┏━━
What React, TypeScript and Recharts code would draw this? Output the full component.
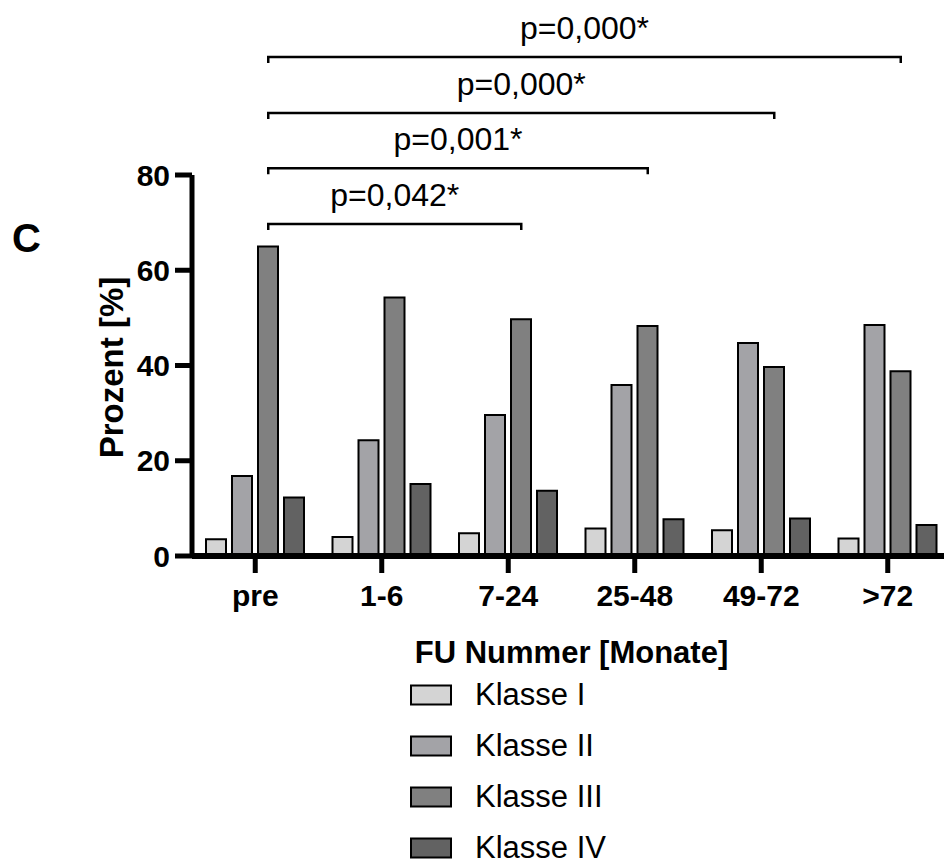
import React from 'react';
import { BarChart, Bar, XAxis, YAxis, Legend, ReferenceLine } from 'recharts';

const categories = ['pre', '1-6', '7-24', '25-48', '49-72', '>72'];
const klasseI = [3.5, 4.0, 4.8, 5.8, 5.4, 3.7];
const klasseII = [16.8, 24.3, 29.6, 35.9, 44.7, 48.5];
const klasseIII = [65.0, 54.3, 49.7, 48.3, 39.7, 38.8];
const klasseIV = [12.3, 15.1, 13.7, 7.7, 7.9, 6.5];
const yTicks = [0, 20, 40, 60, 80];

const seriesNames = ['Klasse I', 'Klasse II', 'Klasse III', 'Klasse IV'];
const seriesColors = ['#d4d4d4', '#a3a3a7', '#808080', '#626262'];

const compFrom = ['pre', 'pre', 'pre', 'pre'];
const compTo = ['7-24', '25-48', '49-72', '>72'];
const compLevel = [69.7, 81.4, 93.0, 104.8];
const compLabel = ['p=0,042*', 'p=0,001*', 'p=0,000*', 'p=0,000*'];

const data = categories.map((c, i) => ({
  cat: c,
  k1: klasseI[i],
  k2: klasseII[i],
  k3: klasseIII[i],
  k4: klasseIV[i],
}));
const keys = ['k1', 'k2', 'k3', 'k4'];

const FONT = '"Liberation Sans", Arial, Helvetica, sans-serif';
const BAR_SIZE = 20;
const BAR_GAP = 6;
// offset of Klasse III bar center from band center
const K3_OFFSET = (BAR_SIZE + BAR_GAP) / 2;

const Bracket = (props: any) => {
  const { x1, x2, y1, label } = props;
  const a = x1 + K3_OFFSET;
  const b = x2 + K3_OFFSET;
  return (
    <g>
      <path
        d={`M${a},${y1 + 6} L${a},${y1} L${b},${y1} L${b},${y1 + 6}`}
        fill="none"
        stroke="#000"
        strokeWidth={2.5}
      />
      <text
        x={(a + b) / 2}
        y={y1 - 18}
        textAnchor="middle"
        fontSize={32}
        fontFamily={FONT}
        fill="#000"
      >
        {label}
      </text>
    </g>
  );
};

const LegendContent = (props: any) => {
  const payload = props.payload || [];
  return (
    <svg width={330} height={195} style={{ overflow: 'visible', display: 'block' }}>
      {payload.map((p: any, i: number) => {
        const cy = 26 + i * 51;
        return (
          <g key={i}>
            <rect x={1} y={cy - 9.5} width={40} height={19} fill={p.color} stroke="#000" strokeWidth={2} />
            <text x={65} y={cy + 10} fontSize={31} fontFamily={FONT} fill="#000">
              {p.value}
            </text>
          </g>
        );
      })}
    </svg>
  );
};

const YLabel = (props: any) => {
  const { viewBox } = props;
  const cx = viewBox.x + 123;
  const cy = viewBox.y + viewBox.height / 2 + 2;
  return (
    <text
      x={cx}
      y={cy}
      transform={`rotate(-90, ${cx}, ${cy})`}
      textAnchor="middle"
      fontSize={33}
      fontWeight={700}
      fontFamily={FONT}
      fill="#000"
    >
      Prozent [%]
    </text>
  );
};

const XLabel = (props: any) => {
  const { viewBox } = props;
  return (
    <text
      x={viewBox.x + viewBox.width / 2}
      y={viewBox.y + 107}
      textAnchor="middle"
      fontSize={31}
      fontWeight={700}
      fontFamily={FONT}
      fill="#000"
    >
      FU Nummer [Monate]
    </text>
  );
};

export default function App() {
  return (
    <div
      style={{
        position: 'absolute',
        left: 0,
        top: 0,
        width: 944,
        height: 865,
        overflow: 'hidden',
        background: '#fff',
        fontFamily: FONT,
      }}
    >
      <BarChart
        width={951}
        height={865}
        data={data}
        margin={{ top: 175, right: 0, left: 0, bottom: 249 }}
        barSize={BAR_SIZE}
        barGap={BAR_GAP}
      >
        <XAxis
          dataKey="cat"
          interval={0}
          height={60}
          tickSize={17}
          tickMargin={12}
          axisLine={{ stroke: '#000', strokeWidth: 6 }}
          tickLine={{ stroke: '#000', strokeWidth: 5 }}
          tick={{ fill: '#000', fontSize: 30, fontWeight: 700, fontFamily: FONT }}
          label={<XLabel />}
        />
        <YAxis
          width={192}
          domain={[0, 80]}
          ticks={yTicks}
          allowDataOverflow
          tickSize={17}
          tickMargin={5}
          axisLine={{ stroke: '#000', strokeWidth: 5 }}
          tickLine={{ stroke: '#000', strokeWidth: 5 }}
          tick={{ fill: '#000', fontSize: 30, fontWeight: 700, fontFamily: FONT }}
          label={<YLabel />}
        />
        {keys.map((k, i) => (
          <Bar
            key={k}
            dataKey={k}
            name={seriesNames[i]}
            fill={seriesColors[i]}
            stroke="#000"
            strokeWidth={2}
            isAnimationActive={false}
          />
        ))}
        {compLabel.map((lab, i) => (
          <ReferenceLine
            key={i}
            segment={[
              { x: compFrom[i], y: compLevel[i] },
              { x: compTo[i], y: compLevel[i] },
            ]}
            ifOverflow="visible"
            shape={(p: any) => <Bracket {...p} label={lab} />}
          />
        ))}
        <Legend
          layout="vertical"
          align="center"
          verticalAlign="middle"
          wrapperStyle={{ left: 410, top: 669, width: 330, height: 195 }}
          content={<LegendContent />}
        />
      </BarChart>
      <svg
        width={944}
        height={865}
        style={{ position: 'absolute', left: 0, top: 0, pointerEvents: 'none' }}
      >
        <text x={12} y={252} fontSize={40} fontWeight={700} fontFamily={FONT} fill="#000">
          C
        </text>
      </svg>
    </div>
  );
}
┗━━
Task directions: Restate exactly, please, only the lines between the start of the data and the line containing "const K3_OFFSET = (BAR_SIZE + BAR_GAP) / 2;", both ends included, skipping the pictures.

Problem solution:
What React, TypeScript and Recharts code would draw this? Output the full component.
import React from 'react';
import { BarChart, Bar, XAxis, YAxis, Legend, ReferenceLine } from 'recharts';

const categories = ['pre', '1-6', '7-24', '25-48', '49-72', '>72'];
const klasseI = [3.5, 4.0, 4.8, 5.8, 5.4, 3.7];
const klasseII = [16.8, 24.3, 29.6, 35.9, 44.7, 48.5];
const klasseIII = [65.0, 54.3, 49.7, 48.3, 39.7, 38.8];
const klasseIV = [12.3, 15.1, 13.7, 7.7, 7.9, 6.5];
const yTicks = [0, 20, 40, 60, 80];

const seriesNames = ['Klasse I', 'Klasse II', 'Klasse III', 'Klasse IV'];
const seriesColors = ['#d4d4d4', '#a3a3a7', '#808080', '#626262'];

const compFrom = ['pre', 'pre', 'pre', 'pre'];
const compTo = ['7-24', '25-48', '49-72', '>72'];
const compLevel = [69.7, 81.4, 93.0, 104.8];
const compLabel = ['p=0,042*', 'p=0,001*', 'p=0,000*', 'p=0,000*'];

const data = categories.map((c, i) => ({
  cat: c,
  k1: klasseI[i],
  k2: klasseII[i],
  k3: klasseIII[i],
  k4: klasseIV[i],
}));
const keys = ['k1', 'k2', 'k3', 'k4'];

const FONT = '"Liberation Sans", Arial, Helvetica, sans-serif';
const BAR_SIZE = 20;
const BAR_GAP = 6;
// offset of Klasse III bar center from band center
const K3_OFFSET = (BAR_SIZE + BAR_GAP) / 2;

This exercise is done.